Some say Hieronymus Bosch was a surrealist artist, a ‘professor of nightmares.’ Some insist that his paintings contain encrypted secret formulas used by alchemists, astrologers, and sorcerers of his day and age. And some believe he was a heretic, a follower of banned sects, even though he is known to have been an extremely religious person.
The opening hall of the exhibition BOSCH: Visions Alive introduces the show with all available information about Bosch’s life and career, including least plausible theories. While the multimedia hall features a visual feast of nightmarish but still magnetic images from Bosch’s masterpieces. Slippery reptiles, pot-bellied monsters, fish with human legs, barrel-bodied figures, and spidery creatures – this phantasmagoric world of Bosch’s never ceases to amaze. Art historian Lev Lyubimov once noted that in Bosch’s paintings “one hideous thing is combined with another and, in this horrible combination, suddenly becomes eerily captivating.”
19.03 – 31.05.2016
ARTPLAY Design Center
Nizhnyaya Syromyatnicheskaya St., 10
PERMANENT EXHIBITION AT THE WORKER AND KOLKHOZ WOMAN CENTER
The Manege team is opening a new permanent display dedicated to the iconic Soviet monument and its creators. The exposition will occupy the first floor of the exhibition center.

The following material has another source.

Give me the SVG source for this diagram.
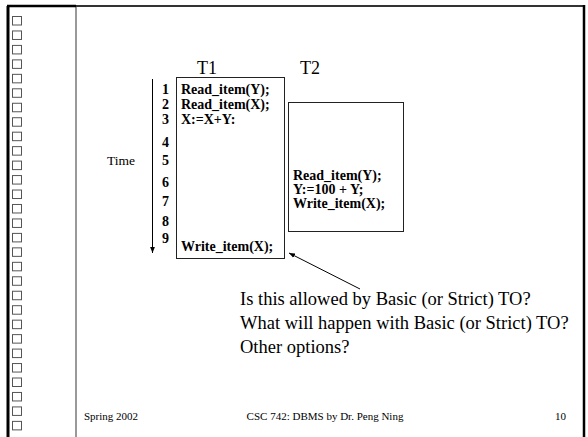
<svg xmlns="http://www.w3.org/2000/svg" width="588" height="437" viewBox="0 0 588 437">
<style>
.serif{font-family:"Liberation Serif","Times New Roman",serif;fill:#000}
.num{font-size:14px;font-weight:bold}
.code{font-size:14px;font-weight:bold}
.q{font-size:18.5px}
.foot{font-size:11px}
.box{fill:#fff;stroke:#222;stroke-width:1}
.sq{fill:#fff;stroke:#555;stroke-width:1}
</style>
<defs>
<marker id="ah" viewBox="0 0 10 10" refX="10" refY="5" markerWidth="6" markerHeight="6" orient="auto-start-reverse" markerUnits="userSpaceOnUse">
<path d="M0,1 L10,5 L0,9 z" fill="#000"/>
</marker>
<rect id="sq" class="sq" x="12.5" y="16.5" width="9" height="8.5"/>
</defs>
<rect width="588" height="437" fill="#fff"/>
<g id="frame">
<line x1="76" y1="6" x2="76" y2="437" stroke="#777" stroke-width="1.5"/>
<line x1="8" y1="6" x2="8" y2="437" stroke="#000" stroke-width="3"/>
<line x1="7" y1="6" x2="76" y2="6" stroke="#000" stroke-width="2.5"/>
<line x1="76" y1="6" x2="585" y2="6" stroke="#333" stroke-width="2"/>
<line x1="584" y1="5" x2="584" y2="437" stroke="#000" stroke-width="2.5"/>
<g id="squares">
<use href="#sq" y="0"/><use href="#sq" y="14.46"/><use href="#sq" y="28.92"/><use href="#sq" y="43.38"/>
<use href="#sq" y="57.84"/><use href="#sq" y="72.3"/><use href="#sq" y="86.76"/><use href="#sq" y="101.22"/>
<use href="#sq" y="115.68"/><use href="#sq" y="130.14"/><use href="#sq" y="144.6"/><use href="#sq" y="159.06"/>
<use href="#sq" y="173.52"/><use href="#sq" y="187.98"/><use href="#sq" y="202.44"/><use href="#sq" y="216.9"/>
<use href="#sq" y="231.36"/><use href="#sq" y="245.82"/><use href="#sq" y="260.28"/><use href="#sq" y="274.74"/>
<use href="#sq" y="289.2"/><use href="#sq" y="303.66"/><use href="#sq" y="318.12"/><use href="#sq" y="332.58"/>
<use href="#sq" y="347.04"/><use href="#sq" y="361.5"/><use href="#sq" y="375.96"/><use href="#sq" y="390.42"/>
<use href="#sq" y="404.88"/>
</g>
</g>
<g id="T1">
<rect class="box" x="176.5" y="77.5" width="108" height="181"/>
<text class="serif" x="197" y="74" font-size="18">T1</text>
<text class="serif code" x="181" y="94">Read_item(Y);</text>
<text class="serif code" x="181" y="109">Read_item(X);</text>
<text class="serif code" x="181" y="124">X:=X+Y:</text>
<text class="serif code" x="181" y="251">Write_item(X);</text>
</g>
<g id="T2">
<rect class="box" x="288.5" y="102.5" width="115" height="129"/>
<text class="serif" x="300" y="74" font-size="18">T2</text>
<text class="serif code" x="293" y="180">Read_item(Y);</text>
<text class="serif code" x="293" y="194">Y:=100 + Y;</text>
<text class="serif code" x="293" y="208">Write_item(X);</text>
</g>
<g id="time">
<text class="serif" x="107" y="165" font-size="13.5">Time</text>
<text class="serif num" x="162" y="94">1</text>
<text class="serif num" x="162" y="109">2</text>
<text class="serif num" x="162" y="124">3</text>
<text class="serif num" x="162" y="147">4</text>
<text class="serif num" x="162" y="165">5</text>
<text class="serif num" x="162" y="187">6</text>
<text class="serif num" x="162" y="206">7</text>
<text class="serif num" x="162" y="226">8</text>
<text class="serif num" x="162" y="243">9</text>
</g>
<g id="connectors">
<line x1="152.5" y1="79" x2="152.5" y2="253" stroke="#000" stroke-width="1" marker-end="url(#ah)"/>
<line x1="360" y1="289" x2="289" y2="253" stroke="#000" stroke-width="1" marker-end="url(#ah)"/>
</g>
<g id="question">
<text class="serif q" x="240" y="305">Is this allowed by Basic (or Strict) TO?</text>
<text class="serif q" x="240" y="329">What will happen with Basic (or Strict) TO?</text>
<text class="serif q" x="240" y="353">Other options?</text>
</g>
<g id="footer">
<text class="serif foot" x="84" y="420">Spring 2002</text>
<text class="serif foot" x="325" y="420" text-anchor="middle">CSC 742: DBMS by Dr. Peng Ning</text>
<text class="serif foot" x="566" y="420" text-anchor="end">10</text>
</g>
</svg>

The elaborate and appealing design and architecture create a perfect setting for the exhibits. The foyer, ramps and inter-floor rooms are getting a new look. The exposition will be revised from time to time to add new items related to the contexts of the epoch, as well as archive materials from the Manege collections.
The modern approach to the exhibition emphasizes a detailed focus on a broad range of file papers and minor objects aim to represent the epoch that saw the construction of the monument and to highlight other works by sculptors, artists, and architects who were involved in the creation of the objects of monumental propaganda.
The display will include archive materials and original items dating to the period of the monument’s construction.